Danny and Leon at the finish line of the Camino de Santiago.

“The sense of community on the walk really was special. There seemed to be an instant connection between pilgrims, the sense we shared a common goal.

“We knew each other’s heartaches and hardships suffered on the trail, each other’s elation and enthusiasm and we shared all these as we walked and talked, laughed and moaned but all the time making our way to Santiago, moving forward.

“All on our own separate journeys but safe in the knowledge that we were not alone. That this was a community with a common goal. there was always a warm welcome, an ear to bend, an ear to lend, a hug and words of encouragement to keep you moving forward.

“The warmth shown was beautiful. The walk it seemed was a great leveller. It instantly broke down social barriers. The material really didn’t matter.

“Your background, history, any baggage you carried irrelevant.

“We all wanted to be there, we all wanted to walk and it seemed we all appreciated each other and what we were all trying to achieve.

“One day at a time building on the day before and the one before that and so on.

“As we walked we made a good friend called Mihai Tatar from Romania and had many a good conversation and laugh but the one comment he made seemed to sum up our Camino perfectly and succicntly: “It’s not the destination, it’s the journey.”

“In hindsight this makes even more sense now, and what a journey it has been.

“The very first evening in Spain we had a backpack stolen as we slept on the beach in San Sabestian.

“Suffice to say I wasn’t very happy and the trip nearly finished before it had started. Luckily, any valuable goods, money, passport, was safe.

“Daniel helped me see sense; it was only clothes, what did it matter? I could share his clothes, his toiletries and the load of the rucksack we had left.

“This very first night made our trip, it set the tone in a very positive sense.

“We were there to walk. We had shoes, shorts, t-shirts, we were set.

“As we walked further on the trail and we talked to people and shared our story we kind of became infamous along the route.

“That and the fact we can both be quite gregarious and vibrant, a little too full of life sometimes you might say, but this seemed to be appreciated and our reputations on the trail preceded us; we were always received with a warm welcome, usually with the words “the crazy English guys” attached.

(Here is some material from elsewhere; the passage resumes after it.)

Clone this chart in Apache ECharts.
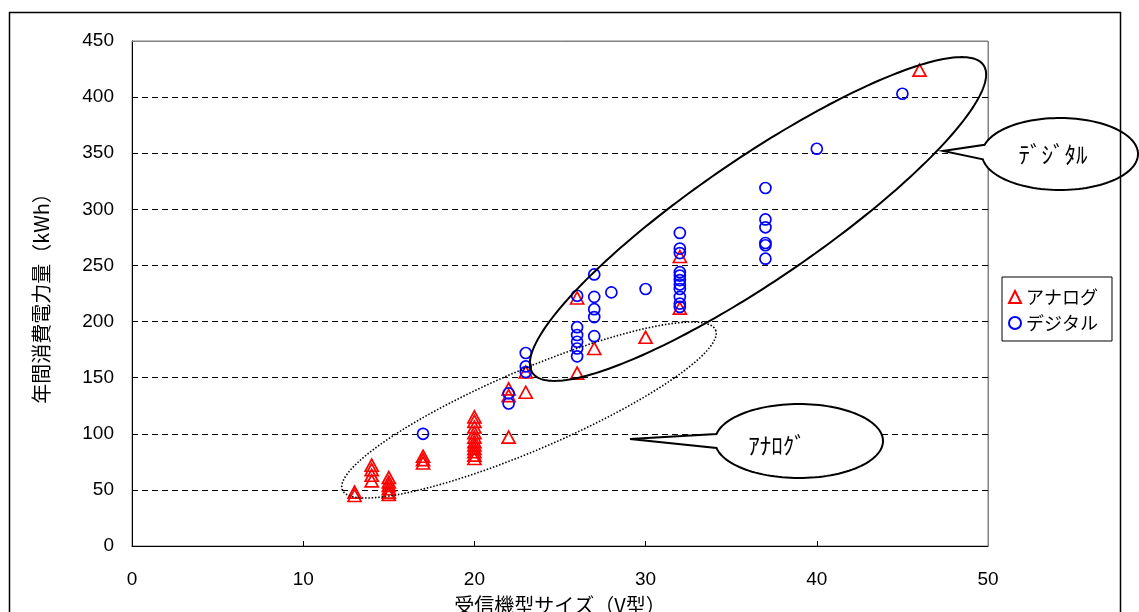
<!DOCTYPE html>
<html>
<head>
<meta charset="utf-8">
<script src="https://cdn.jsdelivr.net/npm/echarts@6/dist/echarts.min.js"></script>
<style>
  html, body { margin: 0; padding: 0; background: #fff; }
  #chart { width: 1139px; height: 612px; }
</style>
</head>
<body>
<div id="chart"></div>
<script>
// Screen size (V) and annual energy use (kWh) per model
const analogSize = [13, 13, 14, 14, 14, 14, 15, 15, 15, 15, 15, 15, 17, 17, 17,
  20, 20, 20, 20, 20, 20, 20, 20, 20, 20, 20, 22, 22, 22, 23, 23, 26, 26, 27, 30, 32, 32, 46];
const analogKwh = [48, 45, 72, 68, 63, 58, 61, 57, 54, 51, 48, 46, 80, 77, 74,
  115, 111, 106, 101, 97, 93, 90, 87, 84, 81, 78, 140, 134, 97, 155, 137, 221, 154, 176, 186, 258, 212, 424];

const digitalSize = [17, 22, 22, 23, 23, 23, 26, 26, 26, 26, 26, 26, 27, 27, 27, 27, 27, 28, 30,
  32, 32, 32, 32, 32, 32, 32, 32, 32, 32, 32, 37, 37, 37, 37, 37, 37, 40, 45];
const digitalKwh = [100, 136, 127, 172, 160, 155, 223, 195, 188, 182, 176, 169, 242, 222, 211, 204, 187, 226, 229,
  279, 265, 261, 244, 241, 237, 233, 229, 222, 216, 213, 319, 291, 284, 270, 268, 256, 354, 403];

const seriesNames = ['アナログ', 'デジタル'];
const xTicks = { min: 0, max: 50, interval: 10 };
const yTicks = { min: 0, max: 450, interval: 50 };

const JP = '"Noto Sans CJK JP", "Noto Sans", sans-serif';
const NUM = '"Liberation Sans", Arial, sans-serif';

function pairs(xs, ys) { return xs.map((x, i) => [x, ys[i]]); }

const chart = echarts.init(document.getElementById('chart'), null, { renderer: 'canvas' });

const axisCommon = {
  type: 'value',
  axisLine: { show: true, lineStyle: { color: '#000', width: 1 } },
  axisTick: { show: true, inside: true, length: 5, lineStyle: { color: '#000' } },
  axisLabel: { color: '#000', fontSize: 19, fontFamily: NUM },
  nameLocation: 'middle',
  nameTextStyle: { color: '#000', fontSize: 20, fontFamily: JP }
};

chart.setOption({
  animation: false,
  backgroundColor: '#fff',
  grid: {
    left: 132, top: 41, width: 856, height: 505,
    outerBoundsMode: 'none', containLabel: false,
    show: true, borderColor: '#808080', borderWidth: 1, backgroundColor: '#fff'
  },
  xAxis: Object.assign({}, axisCommon, {
    min: xTicks.min, max: xTicks.max, interval: xTicks.interval,
    splitLine: { show: false },
    axisLabel: Object.assign({}, axisCommon.axisLabel, { margin: 24 }),
    name: '受信機型サイズ（V型）', nameGap: 49
  }),
  yAxis: Object.assign({}, axisCommon, {
    min: yTicks.min, max: yTicks.max, interval: yTicks.interval,
    splitLine: { show: true, lineStyle: { color: '#000', width: 1, type: [6, 4] } },
    axisLabel: Object.assign({}, axisCommon.axisLabel, { margin: 18, padding: [6, 0, 0, 0] }),
    name: '年間消費電力量（kWh）', nameRotate: 90, nameGap: 81
  }),
  legend: {
    left: 1002, top: 277, orient: 'vertical',
    padding: [11, 14, 9, 6], itemGap: 8, itemWidth: 12, itemHeight: 12, itemTextGap: 11,
    borderColor: '#000', borderWidth: 1, backgroundColor: '#fff',
    selectedMode: false,
    textStyle: { color: '#000', fontSize: 18, fontFamily: JP },
    data: seriesNames
  },
  series: [
    {
      name: seriesNames[0], type: 'scatter', symbol: 'triangle', symbolSize: [13, 12],
      itemStyle: { color: 'rgba(255,255,255,0)', borderColor: '#ff0000', borderWidth: 1.7, opacity: 1 },
      emphasis: { disabled: true },
      data: pairs(analogSize, analogKwh), z: 3
    },
    {
      name: seriesNames[1], type: 'scatter', symbol: 'circle', symbolSize: 11,
      itemStyle: { color: 'rgba(255,255,255,0)', borderColor: '#0000ff', borderWidth: 1.7, opacity: 1 },
      emphasis: { disabled: true },
      data: pairs(digitalSize, digitalKwh), z: 4
    }
  ]
});

// ---- annotation shapes (pixel space) ----
function rotatedEllipse(cx, cy, a, b, deg, n) {
  const p = deg * Math.PI / 180;
  const ux = Math.cos(p), uy = -Math.sin(p);
  const vx = Math.sin(p), vy = Math.cos(p);
  const pts = [];
  for (let i = 0; i < n; i++) {
    const t = i / n * Math.PI * 2;
    const c = Math.cos(t) * a, s = Math.sin(t) * b;
    pts.push([cx + c * ux + s * vx, cy + c * uy + s * vy]);
  }
  return pts;
}

// speech bubble: ellipse with a pointed tail leaving from its left side
function bubble(cx, cy, rx, ry, tTop, tBottom, tip) {
  const pts = [];
  const start = Math.PI + tTop, end = Math.PI - tBottom + Math.PI * 2;
  const n = 120;
  for (let i = 0; i <= n; i++) {
    const t = start + (end - start) * i / n;
    pts.push([cx + rx * Math.cos(t), cy + ry * Math.sin(t)]);
  }
  pts.push(tip);
  return pts;
}

const p0 = chart.convertToPixel({ gridIndex: 0 }, [xTicks.min, yTicks.min]);
const p1 = chart.convertToPixel({ gridIndex: 0 }, [xTicks.max, yTicks.max]);

chart.setOption({
  graphic: [
    // plot frame top/right edges
    { type: 'polyline', silent: true, z: 10,
      shape: { points: [[p0[0], p1[1] + 0.5], [p1[0] + 0.5, p1[1] + 0.5], [p1[0] + 0.5, p0[1]]] },
      style: { stroke: '#808080', lineWidth: 1, fill: null } },
    // digital group outline
    { type: 'polygon', silent: true, z: 20,
      shape: { points: rotatedEllipse(758, 219, 273, 61, 34.3, 240) },
      style: { fill: null, stroke: '#000', lineWidth: 2 } },
    // analog group outline (dotted)
    { type: 'polygon', silent: true, z: 20,
      shape: { points: rotatedEllipse(529, 410, 203, 40, 23.2, 240) },
      style: { fill: null, stroke: '#000', lineWidth: 1.6, lineDash: [1.5, 1.8] } },
    // callouts
    { type: 'polygon', silent: true, z: 30,
      shape: { points: bubble(1060, 154, 78, 36, 0.26, 0.15, [943, 151]) },
      style: { fill: '#fff', stroke: '#000', lineWidth: 2 } },
    { type: 'text', silent: true, z: 31,
      style: { x: 1053, y: 154, text: 'ﾃﾞｼﾞﾀﾙ', fill: '#000', font: '23px ' + JP, textAlign: 'center', textVerticalAlign: 'middle' } },
    { type: 'polygon', silent: true, z: 30,
      shape: { points: bubble(799, 441, 84, 37, 0.19, 0.19, [630, 439]) },
      style: { fill: '#fff', stroke: '#000', lineWidth: 2 } },
    { type: 'text', silent: true, z: 31,
      style: { x: 777, y: 445, text: 'ｱﾅﾛｸﾞ', fill: '#000', font: '23px ' + JP, textAlign: 'center', textVerticalAlign: 'middle' } },
    // outer chart border
    { type: 'rect', silent: true, z: 40,
      shape: { x: 9.5, y: 12.5, width: 1111, height: 700 },
      style: { fill: null, stroke: '#000', lineWidth: 1.5 } }
  ]
});
</script>
</body>
</html>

“There were days though when if it hadn’t been for the other, well I don’t know, but the support we showed each other I won’t forget.

“We seemed to know instinctively when to each take the lead when to push, when to rest, when to stop for cafe con leche, which was often.

“Every hardship felt on the way though washed away as we walked the last 15km into Santiago.

“It was a celebration for the two of us. We celebrated the achievement, the struggle, the beauty in the struggle and the elation.

“The sense of elation was something I have never felt before, not on that scale.

“Two men who met many years before in social care, dealt with an awful lot of life’s ups and downs and both just coming out from under a cloud and living in and enjoying the moment.

“Just writing about it now I’m beaming from ear to ear. Before I end I would just like to mention something both me and Daniel noted of the Spanish people; their way of life as we saw and experienced it.

“They seemed to have a really deep connection with each other and the community in general. On many a Spanish square of an evening you would see toddlers, teenagers, mums, dads, grandparents and couples all coming together to talk, enjoy each other’s company and just be, live and laugh.

“We spoke to a German on the trip about this and it was summed up perfectly when they said “I LIKE IT LIKE THIS.” So do we...very much.

“We would recommend anyone to do this walk, fully, or just a part of it.”